At 88 Scott St. in downtown Toronto developer Concert Properties has taken the concept up a notch with the deconstruction of the Royal Sun Alliance Insurance building at 10 Wellington St. E, removing 120,000 square feet of limestone and granite façade for cleaning and restoration.

The thick limestone façade has been carefully dismantled and five of the seven storeys are being stored, ready to be reinstalled, when the condo rises in a couple of years.

It will then return to clad a five storey base with retail and commercial space below the 53 storeys of condos. It will also frame the abundant public space and art exhibits in what will be the atrium of the new structure.

The building isn’t of great or sensitive architectural importance but it is a link to Toronto’s past and an example of the Classic Style of design from the era. The original 1951 building was five storeys with two more storeys added in the 1980s. It also has a Heritage Toronto plaque which will also be restored and remounted noting the lineage of the site.

However, the developer also recognized that the neighbouring buildings are heritage structures and that to insert something completely modern would look out of place.

They include the Bank of British North America (1873) at 49 Yonge St. and a warehouse dating from 1847. There’s also the King Edward Hotel and other storefront façades from the 1800s.

The development will also inject substantial funds into the redevelopment of Berczy Park, at Wellington and Front from Scott St. to the historic Gooderham Flatiron building.

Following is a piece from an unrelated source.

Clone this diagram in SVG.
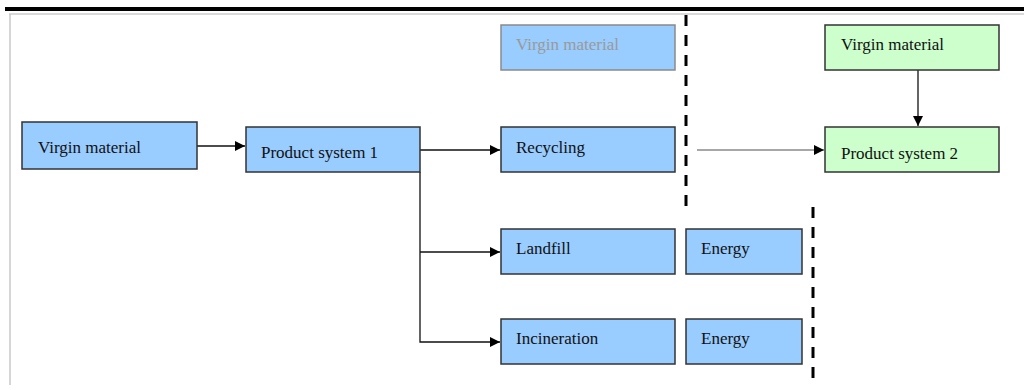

The park will be redesigned with a European style piazza with rococo-style pavement integrated with paving stone sidewalks.

Joseph Grassia, a senior construction manager with Concert, said the process was a challenge because the walls are 16 inches thick embedded in concrete which has been curing for 60 years.

"And there are a lot of them and they’re all different," he said. "The ones with the vertical fluting are the largest but they do vary in length and height and thickness."

Crews first catalogued, photographed and sketched the pieces and then started taking them down in August, 2013, wrapping up that process four months later.

There was some testing on site to confirm the structural integrity of the limestone and granite and everything went without a hitch, he said.

"They’re all in a yard now, the last ones to come down will be the first ones to go back up again," he said. "It’s a complex and expensive way to do it but better than leaving them in place which really wouldn’t be safe on a job like this."

The pieces will be thinned down to comply with modern day building envelope technology, he said and there will be some tweaks on corners and around window openings since the ground floor windows will now extend all the way down.

Concert hired Stephenson Engineering to handle the façade aspect of the project alone and the company is designing structural support system, wall assembly, specifications, and construction methodologies.

Arran Brannigan, vice president of operations at Limen Group Ltd. specialists in masonry restoration and preservation in North Toronto said the biggest challenge with 88 Scott was the tight site. It is right in the city core on older, narrow streets so getting a crane in and materials out was difficult.

"Also that stone is Queenston limestone which isn’t available anymore so we had to be really careful not to break anything," he said.

Deconstruction was a success and the stones have been catalogued and stored and will be sent to a cutting shop to be thinned down.

"We’ll be cutting them down to 100 mm (approximately four inches) from 16 inches to use as a veneer," he said. "We have to cut the granite too for the base and that’s a much harder stone to cut."

Cleaning will be done with light pressure water and environmentally cleaners, Brannigan added.

"Then it all goes back in place, hopefully around 2016," he said. "We won’t have to do anything more to it. The stone is millions of years old and a few decades in Toronto have not affected it at all."